BCT Editorial – 6/16/05


This page was last updated on June 16, 2005.


Long overdue; Editorial; Beaver County Times; June 16, 2005.

This idea of apologizing for something you had nothing to do with is silly.

See if you can figure out two facts the editorial fails to note.  I’ll tell you at the end.

Below is a detailed critique of the subject editorial.


“The U.S. Senate had a lot to apologize for.

“On Monday, that chamber issued an apology for its sad past of not standing up to the lynchings that took place in the United States between 1882 and 1968.

“The Associated Press reports seven presidents petitioned Congress to end lynchings.  Nearly 200 anti-lynching bills were introduced in the first half of the 20th century.  The House passed three anti-lynching measures between 1920 and 1940, but the Senate passed none.

“The numbers are sobering.

“Between 1882 and 1968, 4,743 people were lynched in the United States, the AP reports.  That’s an average of 55 lynchings a year, or one a week, somewhere in America.

“The years between 1889 and 1898, when the tyranny of Jim Crow laws was spreading across the South, were particularly vicious.  In his book ‘Bowling Alone,’ Robert Putnam reports that there was an average of one lynching every other day somewhere in America between 1889 and 1898.  That’s an average 182.5 lynchings a year.

“All but four states had lynchings from 1882 to 1968, and Mississippi led the way with 581 documented incidents.

“This was mob violence.  This was racial and religious terrorism.  (Three out of four victims were black, and many of the remaining victims were foreigners, quite often Catholic and southern European.)  This was societal-sanctioned hatred.  This was accepted as commonplace well into the 20th century.
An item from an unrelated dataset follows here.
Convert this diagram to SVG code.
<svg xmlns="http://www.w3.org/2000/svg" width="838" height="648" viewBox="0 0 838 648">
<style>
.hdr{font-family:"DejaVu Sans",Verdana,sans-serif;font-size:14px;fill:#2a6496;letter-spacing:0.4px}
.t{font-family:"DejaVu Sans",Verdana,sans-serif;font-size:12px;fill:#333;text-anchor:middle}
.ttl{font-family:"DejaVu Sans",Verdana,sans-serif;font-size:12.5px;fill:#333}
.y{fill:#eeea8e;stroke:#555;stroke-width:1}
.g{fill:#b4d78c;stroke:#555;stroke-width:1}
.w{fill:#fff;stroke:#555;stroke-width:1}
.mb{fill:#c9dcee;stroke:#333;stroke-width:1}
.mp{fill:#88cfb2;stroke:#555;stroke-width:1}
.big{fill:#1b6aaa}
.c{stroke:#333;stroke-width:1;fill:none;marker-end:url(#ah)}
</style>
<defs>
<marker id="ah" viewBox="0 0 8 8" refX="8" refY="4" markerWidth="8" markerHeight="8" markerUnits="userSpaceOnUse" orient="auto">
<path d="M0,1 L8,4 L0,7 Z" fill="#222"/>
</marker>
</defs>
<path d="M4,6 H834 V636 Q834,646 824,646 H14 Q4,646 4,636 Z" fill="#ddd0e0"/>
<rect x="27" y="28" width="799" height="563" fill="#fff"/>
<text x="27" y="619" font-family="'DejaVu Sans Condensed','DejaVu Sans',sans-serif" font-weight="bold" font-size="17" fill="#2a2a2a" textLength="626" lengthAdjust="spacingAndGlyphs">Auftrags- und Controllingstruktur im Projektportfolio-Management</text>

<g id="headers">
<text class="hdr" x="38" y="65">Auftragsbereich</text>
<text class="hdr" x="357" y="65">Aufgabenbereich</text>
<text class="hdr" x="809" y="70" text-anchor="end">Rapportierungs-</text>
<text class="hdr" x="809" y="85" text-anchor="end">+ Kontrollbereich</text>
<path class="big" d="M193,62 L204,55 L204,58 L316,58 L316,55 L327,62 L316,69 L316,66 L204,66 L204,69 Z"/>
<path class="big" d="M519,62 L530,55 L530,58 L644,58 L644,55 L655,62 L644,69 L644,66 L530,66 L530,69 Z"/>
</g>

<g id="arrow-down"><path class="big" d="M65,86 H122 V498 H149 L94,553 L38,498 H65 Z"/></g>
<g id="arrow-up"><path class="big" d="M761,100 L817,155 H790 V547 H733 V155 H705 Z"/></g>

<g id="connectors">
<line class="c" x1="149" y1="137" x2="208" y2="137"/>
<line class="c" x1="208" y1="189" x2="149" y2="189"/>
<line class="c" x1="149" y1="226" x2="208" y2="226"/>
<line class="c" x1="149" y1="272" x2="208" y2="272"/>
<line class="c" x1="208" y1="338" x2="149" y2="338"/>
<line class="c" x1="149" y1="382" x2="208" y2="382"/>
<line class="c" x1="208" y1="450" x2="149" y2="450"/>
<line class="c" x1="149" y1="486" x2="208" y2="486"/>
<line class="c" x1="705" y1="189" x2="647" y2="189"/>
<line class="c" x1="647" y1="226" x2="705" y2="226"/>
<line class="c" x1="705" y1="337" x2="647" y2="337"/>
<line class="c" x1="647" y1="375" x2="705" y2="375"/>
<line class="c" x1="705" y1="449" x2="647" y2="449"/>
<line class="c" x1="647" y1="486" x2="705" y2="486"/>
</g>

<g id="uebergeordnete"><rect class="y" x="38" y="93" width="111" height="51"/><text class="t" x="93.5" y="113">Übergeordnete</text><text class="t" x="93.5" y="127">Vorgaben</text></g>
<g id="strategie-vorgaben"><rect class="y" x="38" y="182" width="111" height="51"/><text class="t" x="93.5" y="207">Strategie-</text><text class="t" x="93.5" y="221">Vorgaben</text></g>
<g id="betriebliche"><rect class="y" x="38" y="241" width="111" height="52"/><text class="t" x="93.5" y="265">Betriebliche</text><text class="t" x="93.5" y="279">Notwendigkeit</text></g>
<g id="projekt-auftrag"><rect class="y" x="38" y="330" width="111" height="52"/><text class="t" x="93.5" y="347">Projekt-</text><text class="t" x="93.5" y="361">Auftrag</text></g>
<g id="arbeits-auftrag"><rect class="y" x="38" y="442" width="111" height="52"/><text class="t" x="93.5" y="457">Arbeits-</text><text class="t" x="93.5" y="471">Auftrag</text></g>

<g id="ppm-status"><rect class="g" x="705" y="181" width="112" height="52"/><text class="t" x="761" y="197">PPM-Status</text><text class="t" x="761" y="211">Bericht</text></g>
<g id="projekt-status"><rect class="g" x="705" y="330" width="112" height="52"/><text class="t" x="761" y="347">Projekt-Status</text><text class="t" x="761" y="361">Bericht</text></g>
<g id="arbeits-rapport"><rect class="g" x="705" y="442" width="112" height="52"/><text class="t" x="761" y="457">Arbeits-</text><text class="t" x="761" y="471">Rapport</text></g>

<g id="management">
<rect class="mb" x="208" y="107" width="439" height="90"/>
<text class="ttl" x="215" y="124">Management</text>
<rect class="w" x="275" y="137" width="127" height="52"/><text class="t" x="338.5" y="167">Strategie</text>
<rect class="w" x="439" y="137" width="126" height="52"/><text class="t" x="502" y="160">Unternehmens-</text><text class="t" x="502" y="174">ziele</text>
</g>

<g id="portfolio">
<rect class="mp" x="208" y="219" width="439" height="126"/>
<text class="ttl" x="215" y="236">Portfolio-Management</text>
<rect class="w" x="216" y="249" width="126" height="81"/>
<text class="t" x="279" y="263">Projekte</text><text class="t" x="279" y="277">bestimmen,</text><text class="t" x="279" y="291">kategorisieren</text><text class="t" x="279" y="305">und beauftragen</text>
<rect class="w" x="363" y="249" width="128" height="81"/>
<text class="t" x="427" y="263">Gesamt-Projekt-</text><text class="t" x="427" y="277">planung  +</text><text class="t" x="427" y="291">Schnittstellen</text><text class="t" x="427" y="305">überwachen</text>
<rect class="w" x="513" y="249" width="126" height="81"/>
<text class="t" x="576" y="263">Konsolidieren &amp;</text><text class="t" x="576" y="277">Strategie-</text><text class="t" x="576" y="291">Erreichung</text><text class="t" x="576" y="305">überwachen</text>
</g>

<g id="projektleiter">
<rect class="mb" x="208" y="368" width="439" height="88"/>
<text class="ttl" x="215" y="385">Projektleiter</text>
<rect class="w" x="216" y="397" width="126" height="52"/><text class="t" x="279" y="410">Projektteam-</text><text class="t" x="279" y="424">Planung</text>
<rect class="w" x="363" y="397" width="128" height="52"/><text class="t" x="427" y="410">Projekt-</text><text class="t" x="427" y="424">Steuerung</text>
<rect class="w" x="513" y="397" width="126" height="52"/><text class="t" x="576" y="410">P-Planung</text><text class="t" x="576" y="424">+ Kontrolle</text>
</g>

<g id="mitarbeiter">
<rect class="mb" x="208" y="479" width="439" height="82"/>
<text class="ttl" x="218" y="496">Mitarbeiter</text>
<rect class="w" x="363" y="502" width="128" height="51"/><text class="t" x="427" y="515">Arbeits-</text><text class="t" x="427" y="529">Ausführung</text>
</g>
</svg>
“This dark side of American history should sober present-day nationalists and their fellow travelers who mistake themselves to be patriots.  The my-country-right-or-wrong crowd betrays the ideals that were laid down at our nation’s foundation.  We can never live up to these ideals but must strive to achieve them.

“This constant quest to achieve the unachievable - the need to right the wrong, or at least attempt to do so - is what makes the United States the great nation that it is.  However, the minute we blind ourselves to our past, the instant that we become smug and self-satisfied with the present, we endanger that tradition - and the future.
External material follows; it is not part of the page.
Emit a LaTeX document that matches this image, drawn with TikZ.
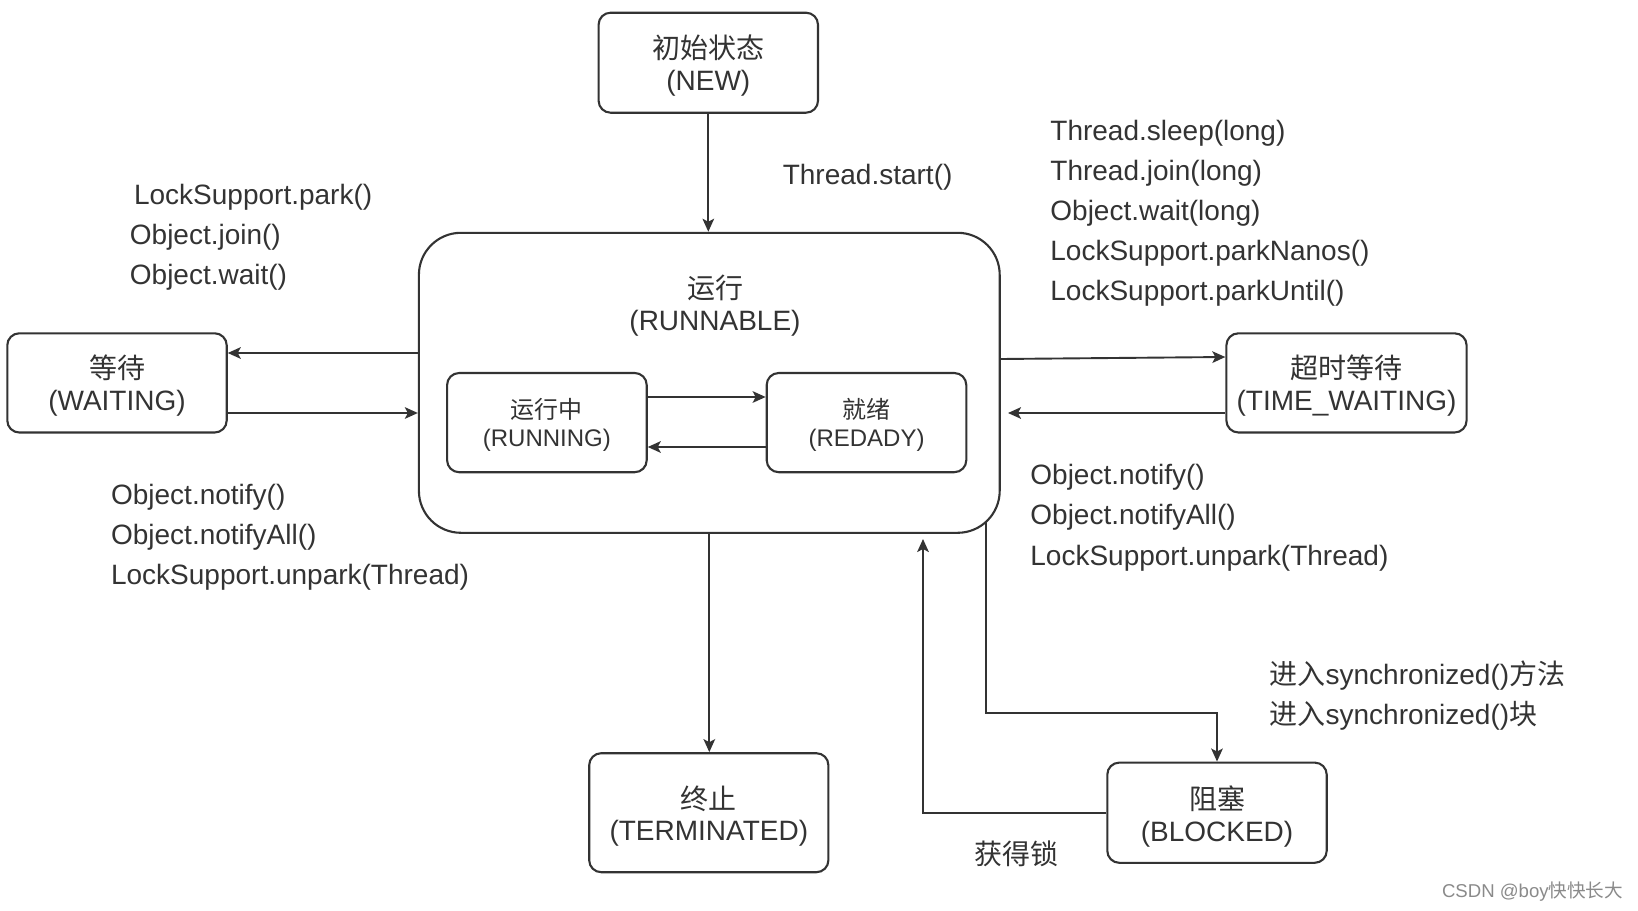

“The great thing about America is that it is not the same country that it was 200 years ago, 100 years ago or even 50 years ago.  That’s because the United States is a nation that has achieved greatness on many levels by constantly growing, changing and adapting.

“True patriots recognize the wrongs and try to right them for the betterment of future generations of Americans.  Nationalists fantasize about an idealized past that never was and try to impose it on the present and future.

“In America today, nationalism is on the rise and patriotism is on the wane.  As has happened so often in the past, we are at a crossroads.  Which way will we turn?”

[RWC] Did you notice what the author failed to note?

First, you won’t find the word “filibuster.”  The editorial failed to note a minority – primarily Southern Democrats – filibustered anti-lynching legislation at least three times, in 1922, 1935, and 1938.  Had the anti-lynching legislation come up for a vote, it would have passed.  Yet another wonderful example of the filibuster’s illustrious heritage.  For the record, the Times hasn’t published any explicitly pro-filibuster editorials recently.  The Post-Gazette did.

Second, you won’t find mention of Democrats though it was Democrats who did the filibustering.  To be clear, I don’t accuse all Democrats of being racists.  I’m just pointing out that Democrat senators filibustered anti-lynching legislation at least three times.  I could be wrong, but I suspect “Republican” would have been liberally spread through the editorial had Republican senators been the filibusterers.  Indeed, MSNBC even tried to dump the blame on Republicans by referring to the filibustering Democrats as “Southern conservatives.”1


1. Senate apologizes for inaction on lynchings; MSNBC News Services; June 13, 2005.